I love the description of the fully adapted servicewomen who are in the process of redefining what they value and how they will live. When our not-yet-completely-transformed Marine narrator describes sub-set of her crew, fourteen women with Blue Shark modifications, she presents a kind of balance sheet view of them as risk and assets:
“I don’t recognize this sailor. She has the dark gray hair and flattened facial features common to the blue shark mods. There are fourteen blues currently serving on this vessel. I can’t be blamed if I can’t tell them apart. Sometimes I’m not even sure they can tell themselves apart. Blues have a strong schooling instinct, strong enough that the labs considered recalling them shortly after they were deployed. The brass stepped in before anything permanent could happen. Blues are good for morale. They fight like demons, and they fuck like angels, and they have no room left in their narrow predators’ brains for morals. If not for the service, they’d be a danger to us all, but thankfully, they have a very pronounced sense of loyalty.”
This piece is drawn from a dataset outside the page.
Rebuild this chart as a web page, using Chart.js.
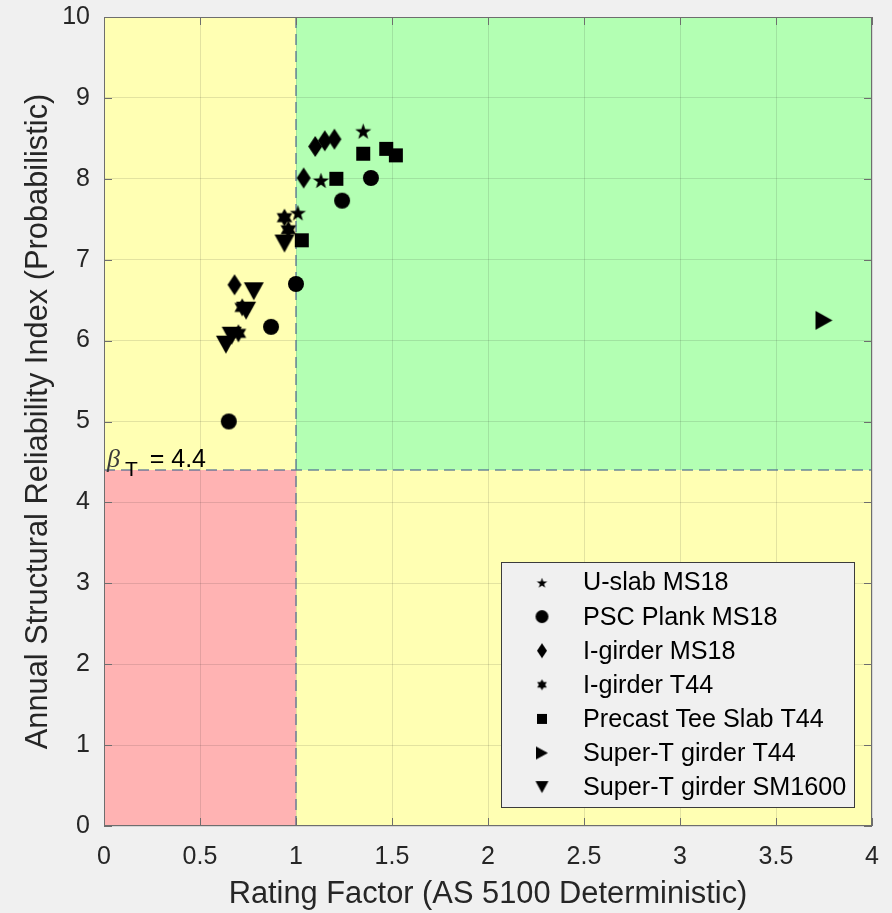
<!DOCTYPE html>
<html>
<head>
<meta charset="utf-8">
<script src="https://cdn.jsdelivr.net/npm/chart.js@4.4.1/dist/chart.umd.min.js"></script>
<style>
  html, body { margin: 0; padding: 0; background: #f0f0f0; }
  #wrap { width: 892px; height: 913px; }
</style>
</head>
<body>
<div id="wrap"><canvas id="chart" width="892" height="913"></canvas></div>
<script>
// Bridge types and their (rating factor, reliability index) results
const seriesNames = [
  'U-slab MS18',
  'PSC Plank MS18',
  'I-girder MS18',
  'I-girder T44',
  'Precast Tee Slab T44',
  'Super-T girder T44',
  'Super-T girder SM1600'
];
const uSlabMS18 = [[1.35, 8.59], [1.13, 7.98], [1.01, 7.58]];
const pscPlankMS18 = [[1.39, 8.01], [1.24, 7.73], [1.00, 6.70], [0.87, 6.17], [0.65, 5.00]];
const iGirderMS18 = [[1.10, 8.40], [1.15, 8.47], [1.20, 8.49], [1.04, 8.01], [0.68, 6.69]];
const iGirderT44 = [[0.94, 7.52], [0.96, 7.37], [0.72, 6.41], [0.70, 6.09]];
const precastTeeSlabT44 = [[1.35, 8.31], [1.47, 8.37], [1.52, 8.29], [1.21, 8.00], [1.03, 7.24]];
const superTT44 = [[3.75, 6.25]];
const superTSM1600 = [[0.94, 7.20], [0.78, 6.61], [0.74, 6.37], [0.665, 6.06], [0.635, 5.95]];

const xTicks = [0, 0.5, 1, 1.5, 2, 2.5, 3, 3.5, 4];
const yTicks = [0, 1, 2, 3, 4, 5, 6, 7, 8, 9, 10];

// Target reliability and rating-factor threshold
const betaTarget = 4.4;
const rfLimit = 1;

const FONT = '"Liberation Sans", Arial, sans-serif';
const TEXT = '#262626';
const BOX = '#6e6e6e';

// Filled black marker drawn onto a small canvas, used as a point style
function marker(shape, w, h) {
  const pad = 2;
  const c = document.createElement('canvas');
  c.width = Math.ceil(w + 2 * pad);
  c.height = Math.ceil(h + 2 * pad);
  const g = c.getContext('2d');
  const cx = c.width / 2, cy = c.height / 2;
  g.fillStyle = '#000';
  g.beginPath();
  if (shape === 'circle') {
    g.ellipse(cx, cy, w / 2, h / 2, 0, 0, Math.PI * 2);
  } else if (shape === 'square') {
    g.rect(cx - w / 2, cy - h / 2, w, h);
  } else if (shape === 'diamond') {
    g.moveTo(cx, cy - h / 2); g.lineTo(cx + w / 2, cy);
    g.lineTo(cx, cy + h / 2); g.lineTo(cx - w / 2, cy);
  } else if (shape === 'star5') {
    const R = w / 2, r = R * 0.4;
    for (let i = 0; i < 10; i++) {
      const a = -Math.PI / 2 + i * Math.PI / 5;
      const rad = i % 2 ? r : R;
      const px = cx + rad * Math.cos(a), py = cy + 0.8 + rad * Math.sin(a);
      i ? g.lineTo(px, py) : g.moveTo(px, py);
    }
  } else if (shape === 'star6') {
    const R = w / 2, r = R / Math.sqrt(3);
    for (let i = 0; i < 12; i++) {
      const a = -Math.PI / 2 + i * Math.PI / 6;
      const rad = i % 2 ? r : R;
      const px = cx + rad * Math.cos(a), py = cy + rad * Math.sin(a);
      i ? g.lineTo(px, py) : g.moveTo(px, py);
    }
  } else if (shape === 'triDown') {
    g.moveTo(cx - w / 2, cy - h / 2); g.lineTo(cx + w / 2, cy - h / 2); g.lineTo(cx, cy + h / 2);
  } else if (shape === 'triRight') {
    g.moveTo(cx - w / 2, cy - h / 2); g.lineTo(cx + w / 2, cy); g.lineTo(cx - w / 2, cy + h / 2);
  }
  g.closePath();
  g.fill();
  return c;
}

const plotMarkers = [
  marker('star5', 17, 17),
  marker('circle', 16, 16),
  marker('diamond', 14, 21),
  marker('star6', 18, 18),
  marker('square', 14, 14),
  marker('triRight', 17, 19),
  marker('triDown', 20, 18)
];
const legendMarkers = [
  marker('star5', 11, 11),
  marker('circle', 13, 13),
  marker('diamond', 10, 15),
  marker('star6', 11, 11),
  marker('square', 10, 10),
  marker('triRight', 12, 13),
  marker('triDown', 13, 12)
];

const seriesData = [uSlabMS18, pscPlankMS18, iGirderMS18, iGirderT44, precastTeeSlabT44, superTT44, superTSM1600];

const datasets = seriesData.map((pts, i) => ({
  label: seriesNames[i],
  data: pts.map(([x, y]) => ({ x, y })),
  pointStyle: plotMarkers[i],
  pointRadius: 8,
  pointHoverRadius: 8,
  showLine: false
}));

// Coloured assessment zones, threshold lines and the beta_T annotation
const zonesPlugin = {
  id: 'zones',
  beforeDraw(chart) {
    const { ctx, chartArea: a, scales: { x, y } } = chart;
    const xr = x.getPixelForValue(rfLimit);
    const yb = y.getPixelForValue(betaTarget);
    ctx.save();
    ctx.fillStyle = '#ffffb3';
    ctx.fillRect(a.left, a.top, a.right - a.left, a.bottom - a.top);
    ctx.fillStyle = '#b3ffb3';
    ctx.fillRect(xr, a.top, a.right - xr, yb - a.top);
    ctx.fillStyle = '#ffb3b3';
    ctx.fillRect(a.left, yb, xr - a.left, a.bottom - yb);
    ctx.restore();
  },
  beforeDatasetsDraw(chart) {
    const { ctx, chartArea: a, scales: { x, y } } = chart;
    const xr = x.getPixelForValue(rfLimit);
    const yb = y.getPixelForValue(betaTarget);
    ctx.save();
    ctx.strokeStyle = 'rgba(75,105,145,0.8)';
    ctx.lineWidth = 1.5;
    ctx.setLineDash([11, 6]);
    ctx.beginPath();
    ctx.moveTo(xr, a.top); ctx.lineTo(xr, a.bottom);
    ctx.moveTo(a.left, yb); ctx.lineTo(a.right, yb);
    ctx.stroke();
    ctx.setLineDash([]);

    // beta_T = 4.4 label sitting on the horizontal line
    const lx = x.getPixelForValue(0) + 3;
    const ly = yb - 3;
    ctx.textBaseline = 'alphabetic';
    ctx.textAlign = 'left';
    ctx.font = 'italic 26px "Liberation Serif", "DejaVu Serif", serif';
    ctx.fillStyle = '#3a3a3a';
    ctx.fillText('\u03B2', lx, ly);
    const bw = ctx.measureText('\u03B2').width;
    ctx.fillStyle = '#000';
    ctx.font = '21px ' + FONT;
    ctx.fillText('T', lx + bw + 5, ly + 9);
    const tw = ctx.measureText('T').width;
    ctx.font = '25px ' + FONT;
    ctx.fillText(' = ' + betaTarget, lx + bw + 5 + tw + 5, ly);
    ctx.restore();
  },
  afterDraw(chart) {
    const { ctx, chartArea: a, scales: { x, y } } = chart;
    ctx.save();
    // axes box with inward tick marks on all four sides
    ctx.strokeStyle = BOX;
    ctx.lineWidth = 1;
    ctx.strokeRect(a.left + 0.5, a.top + 0.5, a.right - a.left - 1, a.bottom - a.top - 1);
    const tl = 8;
    ctx.beginPath();
    xTicks.forEach(v => {
      const px = Math.round(x.getPixelForValue(v)) + 0.5;
      ctx.moveTo(px, a.bottom); ctx.lineTo(px, a.bottom - tl);
      ctx.moveTo(px, a.top); ctx.lineTo(px, a.top + tl);
    });
    yTicks.forEach(v => {
      const py = Math.round(y.getPixelForValue(v)) + 0.5;
      ctx.moveTo(a.left, py); ctx.lineTo(a.left + tl, py);
      ctx.moveTo(a.right, py); ctx.lineTo(a.right - tl, py);
    });
    ctx.stroke();

    // legend box in the lower-right corner of the axes
    const L = 501, T = 562, W = 354, H = 246;
    ctx.fillStyle = '#f0f0f0';
    ctx.fillRect(L, T, W, H);
    ctx.strokeStyle = '#3c3c3c';
    ctx.strokeRect(L + 0.5, T + 0.5, W - 1, H - 1);
    ctx.font = '25.2px ' + FONT;
    ctx.fillStyle = '#000';
    ctx.textAlign = 'left';
    ctx.textBaseline = 'middle';
    const row0 = T + 20.5, step = 34.1;
    chart.data.datasets.forEach((ds, i) => {
      const cy = row0 + i * step;
      const m = legendMarkers[i];
      ctx.drawImage(m, 542 - m.width / 2, cy - m.height / 2);
      ctx.fillText(ds.label, 583, cy + 1);
    });
    ctx.restore();
  }
};

// Keep the plot frame exactly where the layout padding puts it
function noOverflowPadding(s) {
  s.paddingTop = 0; s.paddingBottom = 0; s.paddingLeft = 0; s.paddingRight = 0;
}

new Chart(document.getElementById('chart'), {
  type: 'scatter',
  data: { datasets },
  options: {
    responsive: false,
    animation: false,
    devicePixelRatio: 1,
    layout: { padding: { left: 20, top: 17, right: 20, bottom: 0 } },
    plugins: {
      legend: { display: false },
      tooltip: { enabled: false }
    },
    scales: {
      x: {
        type: 'linear',
        min: 0,
        max: 4,
        afterBuildTicks: s => { s.ticks = xTicks.map(v => ({ value: v })); },
        afterFit: s => { s.height = 87; noOverflowPadding(s); },
        border: { display: false },
        grid: { color: 'rgba(38,38,38,0.13)', drawTicks: false },
        ticks: {
          color: TEXT, padding: 16, maxRotation: 0,
          font: { family: FONT, size: 25 },
          callback: v => String(v)
        },
        title: {
          display: true,
          text: 'Rating Factor (AS 5100 Deterministic)',
          color: TEXT,
          padding: 0,
          font: { family: FONT, size: 30.8 }
        }
      },
      y: {
        type: 'linear',
        min: 0,
        max: 10,
        afterBuildTicks: s => { s.ticks = yTicks.map(v => ({ value: v })); },
        afterFit: s => { s.width = 84; noOverflowPadding(s); },
        border: { display: false },
        grid: { color: 'rgba(38,38,38,0.13)', drawTicks: false },
        ticks: {
          color: TEXT, padding: 14,
          font: { family: FONT, size: 25 },
          callback: v => String(v)
        },
        title: {
          display: true,
          text: 'Annual Structural Reliability Index (Probabilistic)',
          color: TEXT,
          padding: 0,
          font: { family: FONT, size: 30.8 }
        }
      }
    }
  },
  plugins: [zonesPlugin]
});
</script>
</body>
</html>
This reminded me of something Wellington is supposed to have said about the Irish troops he fielded against Napoleon at the Battle of Waterloo:
“I don’t know what effect these men will have upon the enemy, but, by God, they frighten me.”
We only get beyond the asset sheet view of the women when our Marine is finally in the water with the blues.
“They whirl around me in an undifferentiated tornado of fins and flukes and grasping hands, caressing my flank, touching my arms and hair before they whirl away again, off to do whatever a school of blues does when they are not working, when they are not slaved to the commands of a species they have willingly abandoned. Their clicks and whistles drift back to me, welcoming me, inviting me along.”
I love how alien and how welcoming this feels and how the Marine can’t help but see the voluntary enslavement of these women, even as they swim free. She doesn’t follow them because
“Until my next shore leave, my next trip to the lab, I can’t keep up; they’re too fast for me, their legs fully sacrificed on the altar of being all that they can be. The Navy claims they’re turning these women into better soldiers. From where I hang suspended in the sea, my lungs filled with saltwater like amniotic fluid, these women are becoming better myths.”
But the question that’s at the heart of this story isn’t really what the Navy is trying to make, it’s what the women are going to choose to become.